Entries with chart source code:
- - -

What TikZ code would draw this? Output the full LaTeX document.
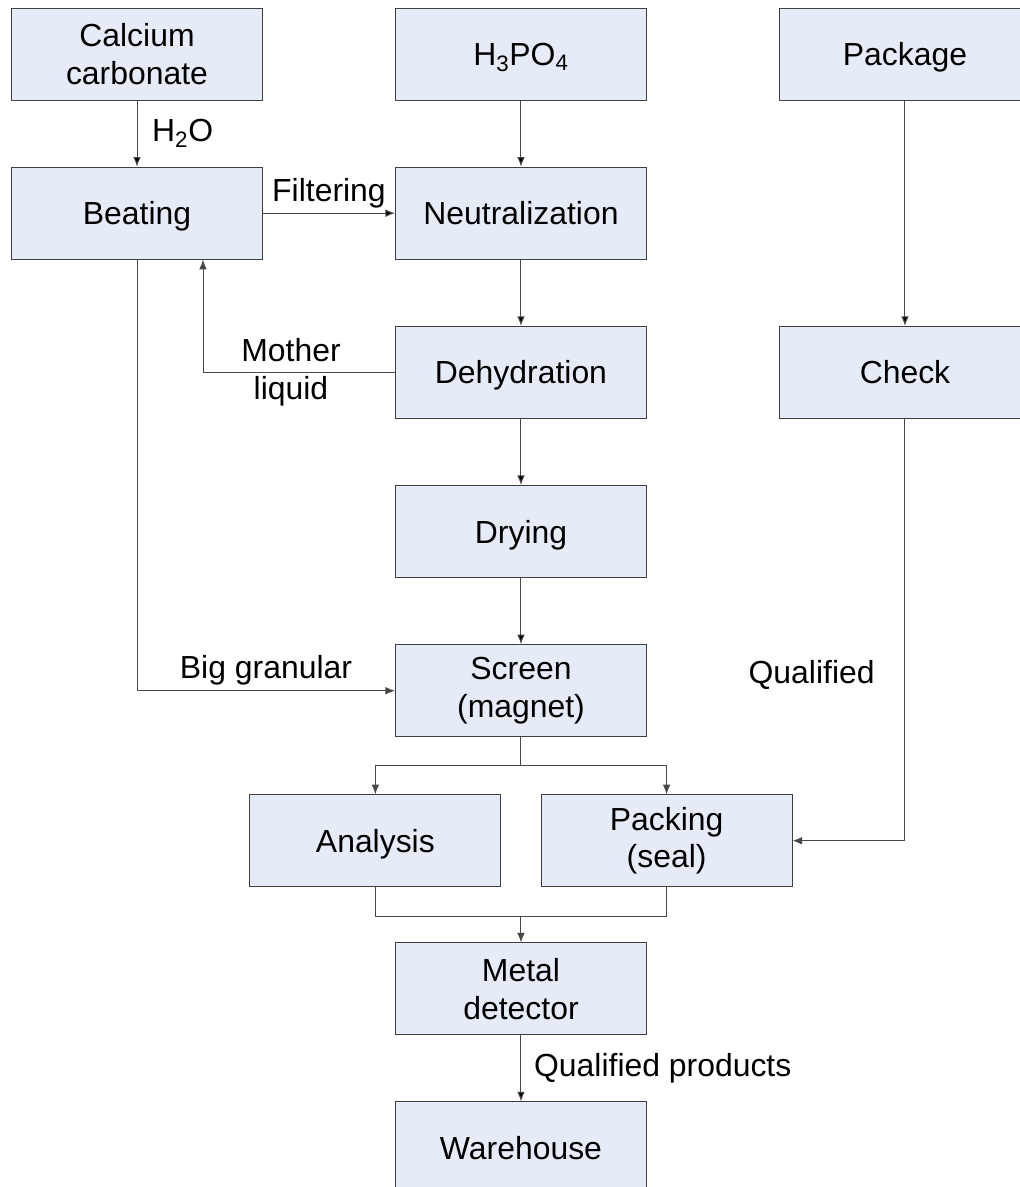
\documentclass[tikz,border=0pt]{standalone}
\usepackage{fontspec}
\setmainfont{Liberation Sans}
\usetikzlibrary{arrows.meta}
\usetikzlibrary{positioning}
\usetikzlibrary{calc}
\definecolor{boxfill}{HTML}{E6ECF7}
\definecolor{boxline}{HTML}{404040}
\definecolor{flowline}{HTML}{484848}
\tikzstyle{proc}=[draw=boxline, fill=boxfill, line width=0.7pt, minimum width=6.275cm, minimum height=2.3cm, inner sep=0pt, align=center]
\tikzstyle{one}=[text height=21.6pt, text depth=5.2pt]
\tikzstyle{flow}=[draw=flowline, line width=0.7pt]

\begin{document}
\begin{tikzpicture}[node distance=1.655cm and 3.3cm,>={Latex[length=2.4mm,width=1.9mm]}]
  \tikzset{
    font={\fontsize{22.7pt}{27pt}\selectfont}
  }
    % page frame, calcium box centred at the origin
    \useasboundingbox (-3.425,1.35) rectangle ++(25.5,-29.675);

    % top row
    \node [proc] (calcium) {Calcium\\carbonate};
    \node [proc, one] (acid) [right=of calcium] {H\textsubscript{3}PO\textsubscript{4}};
    \node [proc, one] (package) [right=of acid] {Package};

    % main line
    \node [proc, one] (beating) [below=of calcium] {Beating};
    \node [proc, one] (neutral) [below=of acid] {Neutralization};
    \node [proc, one] (dehyd) [below=of neutral] {Dehydration};
    \node [proc, one] (check) at (package |- dehyd) {Check};
    \node [proc, one] (drying) [below=of dehyd] {Drying};
    \node [proc] (screen) [below=of drying] {Screen\\(magnet)};
    \node [proc, one] (analysis) [below=1.425cm of screen, xshift=-3.64cm] {Analysis};
    \node [proc] (packing) [below=1.425cm of screen, xshift=3.64cm] {Packing\\(seal)};

    \coordinate (split) at ($(screen.south)+(0,-0.7)$);
    \coordinate (join) at ($(analysis.south -| screen.south)+(0,-0.72)$);
    \coordinate (back) at ($(beating.south)+(1.65,0)$);

    \node [proc] (metal) [below=0.66cm of join] {Metal\\detector};
    \node [proc, one] (store) [below=1.65cm of metal] {Warehouse};

    \path[flow,->] (calcium) edge node [right, xshift=0.25cm] {H\textsubscript{2}O} (beating);
    \path[flow,->] (beating) edge node [above] {Filtering} (neutral);
    \path[flow,->] (acid) edge (neutral);
    \path[flow,->] (neutral) edge (dehyd);
    \path[flow,->] (dehyd) edge (drying);
    \path[flow,->] (drying) edge (screen);
    \path[flow,->] (package) edge (check);

    \draw[flow,->] (dehyd.west) -| node [pos=0.25, xshift=-0.2cm, align=center] {Mother\\liquid} (back);
    \draw[flow,->] (beating.south) |- node [pos=0.75, above] {Big granular} (screen.west);
    \draw[flow,->] (check.south) |- node [pos=0.303, left, xshift=-0.63cm] {Qualified} (packing.east);

    % split and join round analysis and packing
    \draw[flow] (screen.south) -- (split);
    \draw[flow,->] (split) -| (analysis.north);
    \draw[flow,->] (split) -| (packing.north);
    \draw[flow] (analysis.south) |- (join) -| (packing.south);
    \draw[flow,->] (join) -- (metal);

    \path[flow,->] (metal) edge node [right, xshift=0.2cm] {Qualified products} (store);
\end{tikzpicture}
\end{document}
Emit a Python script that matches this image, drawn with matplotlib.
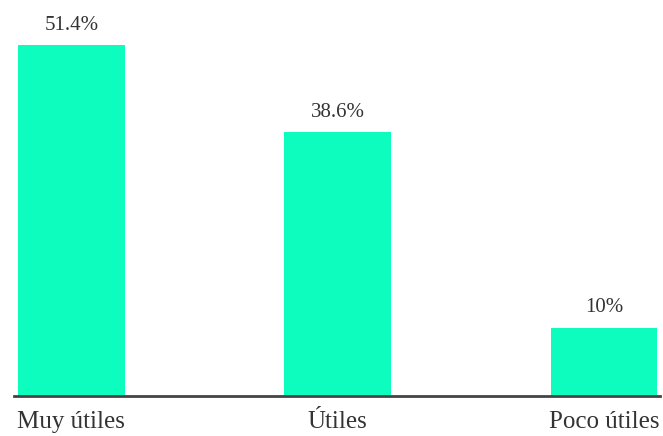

- - -

◆ **PROBLEM REQUIREMENTS**:
Reproduce the material above verbatim; omit every picture.

◆ **RESPONSE TO THIS TASK**:
What TikZ code would draw this? Output the full LaTeX document.
\documentclass[tikz,border=0pt]{standalone}
\usepackage{fontspec}
\setmainfont{Liberation Sans}
\usetikzlibrary{arrows.meta}
\usetikzlibrary{positioning}
\usetikzlibrary{calc}
\definecolor{boxfill}{HTML}{E6ECF7}
\definecolor{boxline}{HTML}{404040}
\definecolor{flowline}{HTML}{484848}
\tikzstyle{proc}=[draw=boxline, fill=boxfill, line width=0.7pt, minimum width=6.275cm, minimum height=2.3cm, inner sep=0pt, align=center]
\tikzstyle{one}=[text height=21.6pt, text depth=5.2pt]
\tikzstyle{flow}=[draw=flowline, line width=0.7pt]

\begin{document}
\begin{tikzpicture}[node distance=1.655cm and 3.3cm,>={Latex[length=2.4mm,width=1.9mm]}]
  \tikzset{
    font={\fontsize{22.7pt}{27pt}\selectfont}
  }
    % page frame, calcium box centred at the origin
    \useasboundingbox (-3.425,1.35) rectangle ++(25.5,-29.675);

    % top row
    \node [proc] (calcium) {Calcium\\carbonate};
    \node [proc, one] (acid) [right=of calcium] {H\textsubscript{3}PO\textsubscript{4}};
    \node [proc, one] (package) [right=of acid] {Package};

    % main line
    \node [proc, one] (beating) [below=of calcium] {Beating};
    \node [proc, one] (neutral) [below=of acid] {Neutralization};
    \node [proc, one] (dehyd) [below=of neutral] {Dehydration};
    \node [proc, one] (check) at (package |- dehyd) {Check};
    \node [proc, one] (drying) [below=of dehyd] {Drying};
    \node [proc] (screen) [below=of drying] {Screen\\(magnet)};
    \node [proc, one] (analysis) [below=1.425cm of screen, xshift=-3.64cm] {Analysis};
    \node [proc] (packing) [below=1.425cm of screen, xshift=3.64cm] {Packing\\(seal)};

    \coordinate (split) at ($(screen.south)+(0,-0.7)$);
    \coordinate (join) at ($(analysis.south -| screen.south)+(0,-0.72)$);
    \coordinate (back) at ($(beating.south)+(1.65,0)$);

    \node [proc] (metal) [below=0.66cm of join] {Metal\\detector};
    \node [proc, one] (store) [below=1.65cm of metal] {Warehouse};

    \path[flow,->] (calcium) edge node [right, xshift=0.25cm] {H\textsubscript{2}O} (beating);
    \path[flow,->] (beating) edge node [above] {Filtering} (neutral);
    \path[flow,->] (acid) edge (neutral);
    \path[flow,->] (neutral) edge (dehyd);
    \path[flow,->] (dehyd) edge (drying);
    \path[flow,->] (drying) edge (screen);
    \path[flow,->] (package) edge (check);

    \draw[flow,->] (dehyd.west) -| node [pos=0.25, xshift=-0.2cm, align=center] {Mother\\liquid} (back);
    \draw[flow,->] (beating.south) |- node [pos=0.75, above] {Big granular} (screen.west);
    \draw[flow,->] (check.south) |- node [pos=0.303, left, xshift=-0.63cm] {Qualified} (packing.east);

    % split and join round analysis and packing
    \draw[flow] (screen.south) -- (split);
    \draw[flow,->] (split) -| (analysis.north);
    \draw[flow,->] (split) -| (packing.north);
    \draw[flow] (analysis.south) |- (join) -| (packing.south);
    \draw[flow,->] (join) -- (metal);

    \path[flow,->] (metal) edge node [right, xshift=0.2cm] {Qualified products} (store);
\end{tikzpicture}
\end{document}
Emit a Python script that matches this image, drawn with matplotlib.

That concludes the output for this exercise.